(L. Romandini) – La Roma perde la sua voce simbolo, le sue urla e le sue emozioni, Carlo Zampa, “The Voice of Rome” così soprannominato dai suoi affezionati fan, non potrà più commentare le partite della Roma. Dopo oltre 35 anni di carriera, passati a raccontare l’ambiente giallorosso prima in radio, poi da speaker allo stadio e negli ultimi 11 da telecronista, si ferma. Il motivo? La non-acquisizione dei Diritti TV della Serie A da parte di Mediaset Premium, prima rete a credere nel racconto della partita da parte del telecronista-tifoso. “Perfom e Sky Italia avevano già i loro cronisti – ha chiarito Zampa – io purtroppo, a malincuore, mi devo fermare”.
L’INTERVISTA — Una delusione palpabile quella che emerge dalle parole del commentatore che ha fatto della passione per la sua squadra, il vessillo da innalzare orgogliosamente durante ogni telecronaca. La sua carriera, 35 anni proprio quest’anno, è stata costellata da grandissime soddisfazioni. “Per me è stato coronare il sogno di una vita; se segui la Roma da sempre, se tifi questa squadra e in più ti danno la possibilità di poterla raccontare, diventa la cosa più bella del mondo”.
Cosa ha provato la prima volta in cabina di commento e la prima da speaker per la Roma?
“Per una settimana non ho dormito, dovevo raccontare Roma-Como (finita poi 1-1). Era il settembre del 1984. Sono emozioni che è difficile dimenticare. Come speaker rivoluzionai alcuni aspetti di questo mestiere, abbiamo lanciato una sorta di moda.
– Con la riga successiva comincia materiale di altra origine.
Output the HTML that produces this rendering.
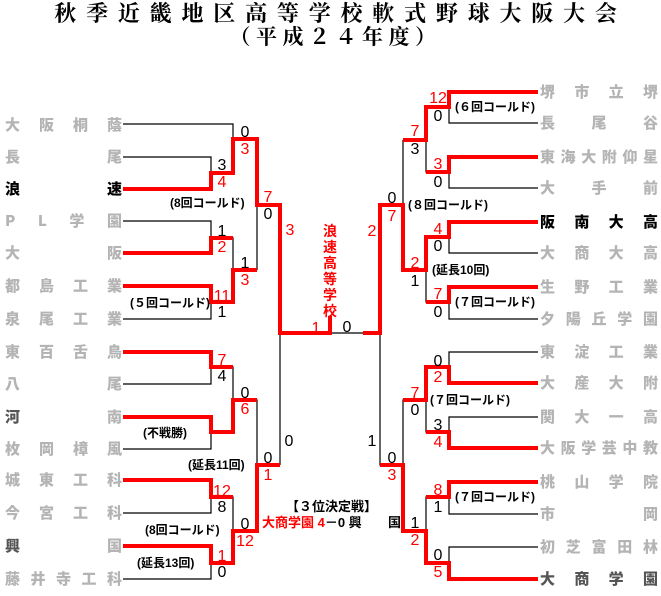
<!DOCTYPE html>
<html><head><meta charset="utf-8"><style>
html,body{margin:0;padding:0;background:#fff;}
body{width:661px;height:596px;position:relative;overflow:hidden;font-family:"Liberation Sans","Noto Sans CJK JP",sans-serif;}
.t1{position:absolute;left:0;width:661px;top:0;text-align:center;font-family:"Liberation Serif","Noto Serif CJK SC",serif;font-size:22px;font-weight:bold;letter-spacing:9.8px;line-height:28px;padding-left:10px;}
.t2{position:absolute;left:0;width:661px;top:24px;text-align:center;font-family:"Liberation Serif","Noto Serif CJK SC",serif;font-size:21px;font-weight:bold;letter-spacing:5.5px;line-height:26px;padding-left:5px;}
.n{position:absolute;display:flex;justify-content:space-between;font-family:"Noto Sans CJK JP",sans-serif;font-weight:900;font-size:15px;color:#b4b4b4;line-height:18px;}
.L{left:5px;width:117px;}
.R{left:540px;width:118px;}
.b{color:#000;}
svg{position:absolute;left:0;top:0;}
</style></head><body>
<div class="t1">秋季近畿地区高等学校軟式野球大阪大会</div>
<div class="t2">（平成２４年度）</div>

<div class="n L" style="top:116px"><span>大</span><span>阪</span><span>桐</span><span>蔭</span></div>
<div class="n L" style="top:148px"><span>長</span><span>尾</span></div>
<div class="n L b" style="top:180px"><span>浪</span><span>速</span></div>
<div class="n L" style="top:212px"><span>P</span><span>L</span><span>学</span><span>園</span></div>
<div class="n L" style="top:244px"><span>大</span><span>阪</span></div>
<div class="n L" style="top:277px"><span>都</span><span>島</span><span>工</span><span>業</span></div>
<div class="n L" style="top:310px"><span>泉</span><span>尾</span><span>工</span><span>業</span></div>
<div class="n L" style="top:343px"><span>東</span><span>百</span><span>舌</span><span>鳥</span></div>
<div class="n L" style="top:375px"><span>八</span><span>尾</span></div>
<div class="n L" style="top:408px"><span style="color:#555">河</span><span>南</span></div>
<div class="n L" style="top:440px"><span>枚</span><span>岡</span><span>樟</span><span>風</span></div>
<div class="n L" style="top:471px"><span>城</span><span>東</span><span>工</span><span>科</span></div>
<div class="n L" style="top:504px"><span>今</span><span>宮</span><span>工</span><span>科</span></div>
<div class="n L" style="top:537px"><span style="color:#555">興</span><span>国</span></div>
<div class="n L" style="top:570px"><span>藤</span><span>井</span><span>寺</span><span>工</span><span>科</span></div>

<div class="n R" style="top:83px"><span>堺</span><span>市</span><span>立</span><span>堺</span></div>
<div class="n R" style="top:114px"><span>長</span><span>尾</span><span>谷</span></div>
<div class="n R" style="top:148px"><span>東</span><span>海</span><span>大</span><span>附</span><span>仰</span><span>星</span></div>
<div class="n R" style="top:179px"><span>大</span><span>手</span><span>前</span></div>
<div class="n R b" style="top:213px"><span>阪</span><span>南</span><span>大</span><span>高</span></div>
<div class="n R" style="top:244px"><span>大</span><span>商</span><span>大</span><span>高</span></div>
<div class="n R" style="top:278px"><span>生</span><span>野</span><span>工</span><span>業</span></div>
<div class="n R" style="top:310px"><span>夕</span><span>陽</span><span>丘</span><span>学</span><span>園</span></div>
<div class="n R" style="top:343px"><span>東</span><span>淀</span><span>工</span><span>業</span></div>
<div class="n R" style="top:374px"><span>大</span><span>産</span><span>大</span><span>附</span></div>
<div class="n R" style="top:408px"><span>関</span><span>大</span><span>一</span><span>高</span></div>
<div class="n R" style="top:439px"><span>大</span><span>阪</span><span>学</span><span>芸</span><span>中</span><span>教</span></div>
<div class="n R" style="top:473px"><span>桃</span><span>山</span><span>学</span><span>院</span></div>
<div class="n R" style="top:505px"><span>市</span><span>岡</span></div>
<div class="n R" style="top:538px"><span>初</span><span>芝</span><span>富</span><span>田</span><span>林</span></div>
<div class="n R" style="top:570px"><span style="color:#555">大</span><span style="color:#555">商</span><span style="color:#555">学</span><span style="color:#555">園</span></div>

<svg width="661" height="596" viewBox="0 0 661 596">
<g fill="none" stroke="#000" stroke-width="1.2">
<path d="M123 124H233V173M123 157H211V189H123M211 173H233M233 139H257V270M123 221H211V253H123M211 238H233V302M233 270H257M123 286H211V319H123M211 302H233M257 205H280V465M280 333H380"/>
<path d="M123 352H211V384H123M211 367H233V432M123 417H211V449H123M211 432H233M233 400H257V531M123 480H211V513H123M211 497H233V563M123 546H211V579H123M211 563H233M233 531H257M257 465H280"/>
<path d="M538 92H449V123H538M538 157H449V188H538M538 222H449V253H538M538 287H449V319H538M538 352H449V383H538M538 417H449V448H538M538 482H449V514H538M538 547H449V579H538"/>
<path d="M449 107H426V172H449M426 140H403M449 237H426V302H449M426 270H403M403 140V270M403 205H380V465H403M449 367H426V432H449M426 400H403V531H426M449 497H426V563H449"/>
</g>
<g fill="none" stroke="#f00" stroke-width="4" stroke-linejoin="miter">
<path d="M123 189H211V173H233V139H257V205H280V333H330V316"/>
<path d="M123 253H211V238H233"/>
<path d="M123 286H211V302H233V270H257"/>
<path d="M123 352H211V367H233"/>
<path d="M123 417H211V432H233V400H257"/>
<path d="M123 480H211V497H233"/>
<path d="M123 546H211V563H233V531H257V465H280"/>
<path d="M538 92H449V107H426V140H403"/>
<path d="M538 157H449V172H426"/>
<path d="M538 222H449V237H426V270H403V205H380V333H363"/>
<path d="M538 287H449V302H426"/>
<path d="M538 383H449V367H426V400H403"/>
<path d="M538 448H449V432H426"/>
<path d="M538 482H449V497H426"/>
<path d="M538 579H449V563H426V531H403V465H380"/>
</g>
<g font-family="Liberation Sans, sans-serif" font-size="16" text-anchor="middle">
<g fill="#000">
<text x="245" y="137">0</text><text x="222" y="170">3</text><text x="268" y="219">0</text>
<text x="222" y="236">1</text><text x="245" y="268">1</text><text x="222" y="317">1</text>
<text x="347" y="332">0</text>
<text x="222" y="381">4</text><text x="245" y="398">0</text><text x="289" y="446">0</text>
<text x="268" y="463">0</text><text x="222" y="512">8</text><text x="245" y="529">0</text><text x="222" y="577">0</text>
<text x="438" y="121">0</text><text x="415" y="154">3</text><text x="438" y="187">0</text>
<text x="392" y="203">0</text><text x="438" y="251">0</text><text x="415" y="286">1</text><text x="438" y="317">0</text>
<text x="438" y="366">0</text><text x="415" y="415">0</text><text x="438" y="430">3</text>
<text x="372" y="446">1</text><text x="392" y="463">0</text><text x="438" y="512">1</text>
<text x="415" y="528">1</text><text x="438" y="560">0</text>
</g>
<g fill="#f00">
<text x="245" y="154">3</text><text x="222" y="187">4</text><text x="268" y="202">7</text>
<text x="290" y="235">3</text><text x="222" y="252">2</text><text x="245" y="285">3</text>
<text x="222" y="301">11</text><text x="316" y="333">1</text><text x="372" y="236">2</text>
<text x="222" y="365">7</text><text x="245" y="414">6</text><text x="268" y="480">1</text>
<text x="222" y="496">12</text><text x="245" y="546">12</text><text x="222" y="561">1</text>
<text x="438" y="103">12</text><text x="415" y="136">7</text><text x="438" y="169">3</text>
<text x="392" y="221">7</text><text x="438" y="234">4</text><text x="415" y="268">2</text><text x="438" y="299">7</text>
<text x="438" y="382">2</text><text x="415" y="398">7</text><text x="438" y="447">4</text>
<text x="392" y="480">3</text><text x="438" y="495">8</text><text x="415" y="545">2</text><text x="438" y="577">5</text>
</g>
</g>
<g font-family="Liberation Sans, Noto Sans CJK JP, sans-serif" font-size="12" font-weight="bold" fill="#000">
<text x="170" y="207">(8回コールド)</text>
<text x="130" y="307">(５回コールド)</text>
<text x="143" y="437">(不戦勝)</text>
<text x="188" y="469">(延長11回)</text>
<text x="145" y="534">(8回コールド)</text>
<text x="137" y="567">(延長13回)</text>
<text x="455" y="111">(６回コールド)</text>
<text x="408" y="209">(８回コールド)</text>
<text x="432" y="274">(延長10回)</text>
<text x="455" y="306">(７回コールド)</text>
<text x="430" y="404">(７回コールド)</text>
<text x="455" y="501">(７回コールド)</text>
</g>
<g font-family="Liberation Sans, Noto Sans CJK JP, sans-serif" font-size="13" font-weight="bold" fill="#000">
<text x="286" y="511">【３位決定戦】</text>
<text x="262" y="527"><tspan fill="#f00">大商学園 4</tspan>－0 興<tspan x="388">国</tspan></text>
</g>
<g font-family="Noto Sans CJK JP, sans-serif" font-size="14" font-weight="bold" fill="#f00" text-anchor="middle">
<text x="330" y="236">浪</text><text x="330" y="252">速</text><text x="330" y="268">高</text>
<text x="330" y="284">等</text><text x="330" y="300">学</text><text x="330" y="316">校</text>
</g>
</svg>
</body></html>
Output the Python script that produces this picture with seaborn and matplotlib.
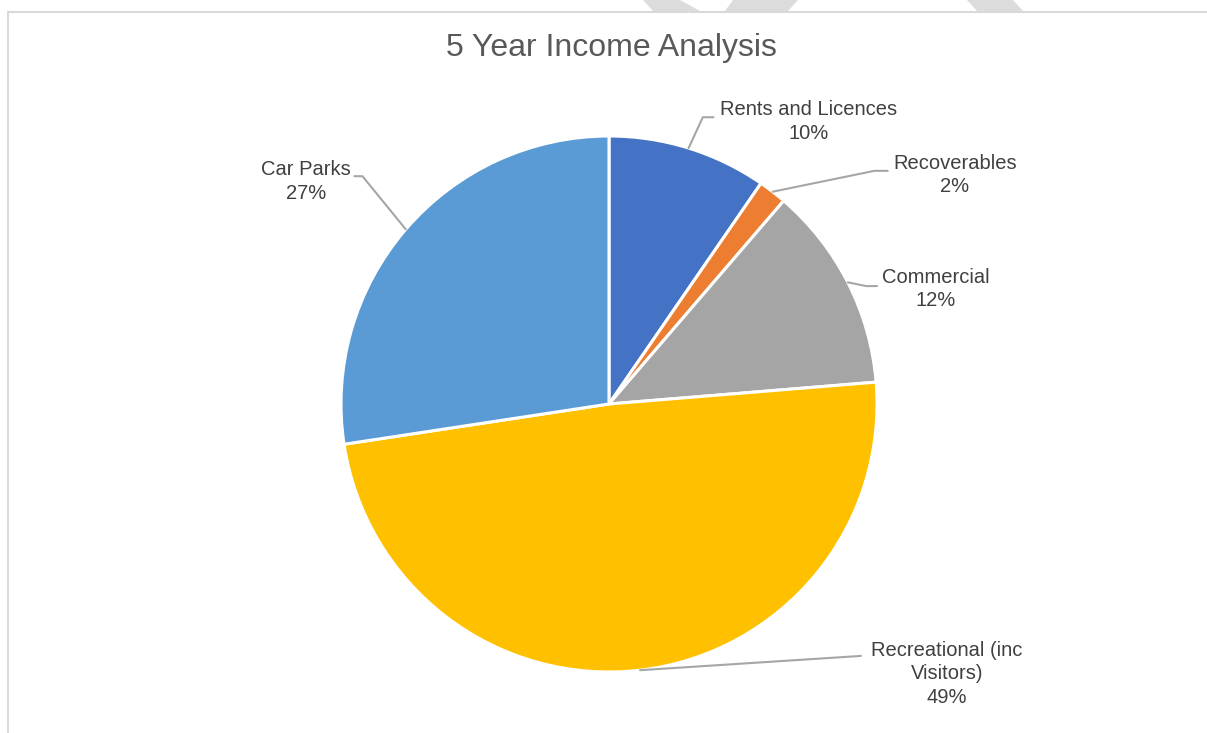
import seaborn as sns
import matplotlib.pyplot as plt
from matplotlib.patches import Polygon
from matplotlib.lines import Line2D
import numpy as np

categories = ["Rents and Licences", "Recoverables", "Commercial",
              "Recreational (inc\nVisitors)", "Car Parks"]
shares = [9.6, 1.7, 12.4, 48.9, 27.4]
colors = ["#4472C4", "#ED7D31", "#A5A5A5", "#FFC000", "#5B9BD5"]
title = "5 Year Income Analysis"

# label layout: (elbow x, elbow y, line end x, text x, text y) in pie data units
label_pos = [
    (0.35, 1.07, 0.39, 0.745, 1.055),
    (0.99, 0.87, 1.04, 1.29, 0.855),
    (0.96, 0.44, 1.0, 1.22, 0.43),
    (0.94, -0.94, 0.94, 1.26, -1.007),
    (-0.92, 0.85, -0.95, -1.13, 0.83),
]

sns.set_theme(style="white")
plt.rcParams["font.family"] = ["Liberation Sans", "DejaVu Sans"]

W, H = 1207, 733
fig = plt.figure(figsize=(W / 100, H / 100), dpi=100)
cx, cy, r = 609, 404, 268
ax = fig.add_axes([(cx - r) / W, (H - cy - r) / H, 2 * r / W, 2 * r / H])

wedges, _ = ax.pie(shares, colors=colors, startangle=90, counterclock=False,
                   radius=1, wedgeprops=dict(edgecolor="white", linewidth=2.2))
ax.set_xlim(-1, 1)
ax.set_ylim(-1, 1)
ax.set_aspect("equal")
ax.axis("off")

total = sum(shares)
for w, name, v, (ex, ey, lx, tx, ty) in zip(wedges, categories, shares, label_pos):
    mid = np.deg2rad((w.theta1 + w.theta2) / 2)
    sx, sy = np.cos(mid), np.sin(mid)
    ax.add_line(Line2D([sx, ex, lx], [sy, ey, ey], color="#A6A6A6", lw=1.5,
                       clip_on=False))
    ax.text(tx, ty, f"{name}\n{v / total * 100:.0f}%", ha="center", va="center",
            fontsize=14.5, color="#404040", linespacing=1.3, clip_on=False)

fig.text(611 / W, 1 - 48 / H, title, ha="center", va="center", fontsize=23,
         color="#595959")

# chart frame
fig.add_artist(Line2D([7.5 / W, 7.5 / W], [0, 1 - 11.5 / H], color="#D9D9D9",
                      lw=1.5, transform=fig.transFigure))
fig.add_artist(Line2D([7.5 / W, 1], [1 - 11.5 / H, 1 - 11.5 / H], color="#D9D9D9",
                      lw=1.5, transform=fig.transFigure))

# watermark fragments above the frame
for pts in [[(643, 0), (680, 0), (700, 11), (653, 11)],
            [(733, 0), (798, 0), (788, 11), (725, 11)],
            [(967, 0), (1013, 0), (1023, 11), (977, 11)]]:
    fig.add_artist(Polygon([(x / W, 1 - y / H) for x, y in pts], closed=True,
                           facecolor="#DCDCDC", edgecolor="none",
                           transform=fig.transFigure))

fig.savefig("out.png", dpi=100)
Sarò sempre grato a Franco Sensi per avermi dato la possibilità di poter annunciare la formazione della mia Roma, a partire da quel freddo San Valentino del 1999”.
I soprannomi ai calciatori sono un suo marchio di fabbrica …
“Sono stato facilitato dalla mia famiglia, infatti non ho mai sentito mio padre chiamare mia madre con il suo nome. Dare soprannomi era un gesto affettuoso, di vicinanza, e così ho fatto io, ho portato il mio affetto ai calciatori. L’ho sempre fatto con grande spontaneità e naturalezza. Dal “Puma” (per Emerson) a “The Wall” (per Samuel), da “Il Re Leone” (per Batistuta) a “Il Pendolino” (per Cafù) quelli rimangono non solo nella memoria dei tifosi ma anche in quella dei giocatori. Damiano Tommasi ha addirittura chiamato “Anima Candida” (soprannome con il quale lo chiamavo) uno dei vini, prodotti dalla sua azienda vinicola.
Qual è stato il ricordo più esaltante e la delusione più cocente nella sua carriera?
“Il ricordo più bello è in assoluto lo Scudetto, niente riuscirà a battere quelle emozioni. L’ho vissuto da cronista, da speaker e da tifoso della Roma, non potevo chiedere di meglio. Una grande delusione è sicuramente la sconfitta in casa per 2 a 1 contro la Samp, in quel 25 aprile del 2010. Il gol di Pazzini ha infranto un sogno, quella Roma di Ranieri meritava lo Scudetto”.
La domanda su Francesco Totti è d’obbligo, cosa ha rappresentato per lei il capitano?
“Io l’ho visto crescere, ti dico solo che la prima partecipazione in televisione la fece a Tele Oro, andai io a prenderlo a casa. La grandezza di Totti è Francesco, è la persona che è riuscita nel tempo ad andare oltre lo straordinario campione che era in campo. Non si è fatto travolgere dal successo e ha gestito il tutto con la grande semplicità che lo ha sempre contraddistinto. Francesco rimarrà il capitano e sopratutto rimarrà eterno. Il suo addio per me è stato un dolore immenso, le lacrime sul 3-2 contro il Torino, quando Francesco entrò dalla panchina e in 5 minuti risolse una partita complicatissima, erano sincere perché sentivo la sua sofferenza negli ultimi mesi con Spalletti. I due pallonetti, uno all’Olimpico contro Peruzzi e l’altro a San Siro contro Julio Cesar, sono sicuramente i due gol più belli che io abbia mai visto.
E adesso Carlo, cosa le aspetta?
“Continuerò con la mia amata radio, racconterò sempre con tutta la sincerità possibile il mio amore per la Roma. E poi, riparto da quella tessera dello Junior Club da 500lire per l’acecsso in curva che mio padre mi regalò quando ero un ragazzino. Ora tornerò allo stadio, da tifoso come tutti, ma le mie urla continueranno a farsi sentire”.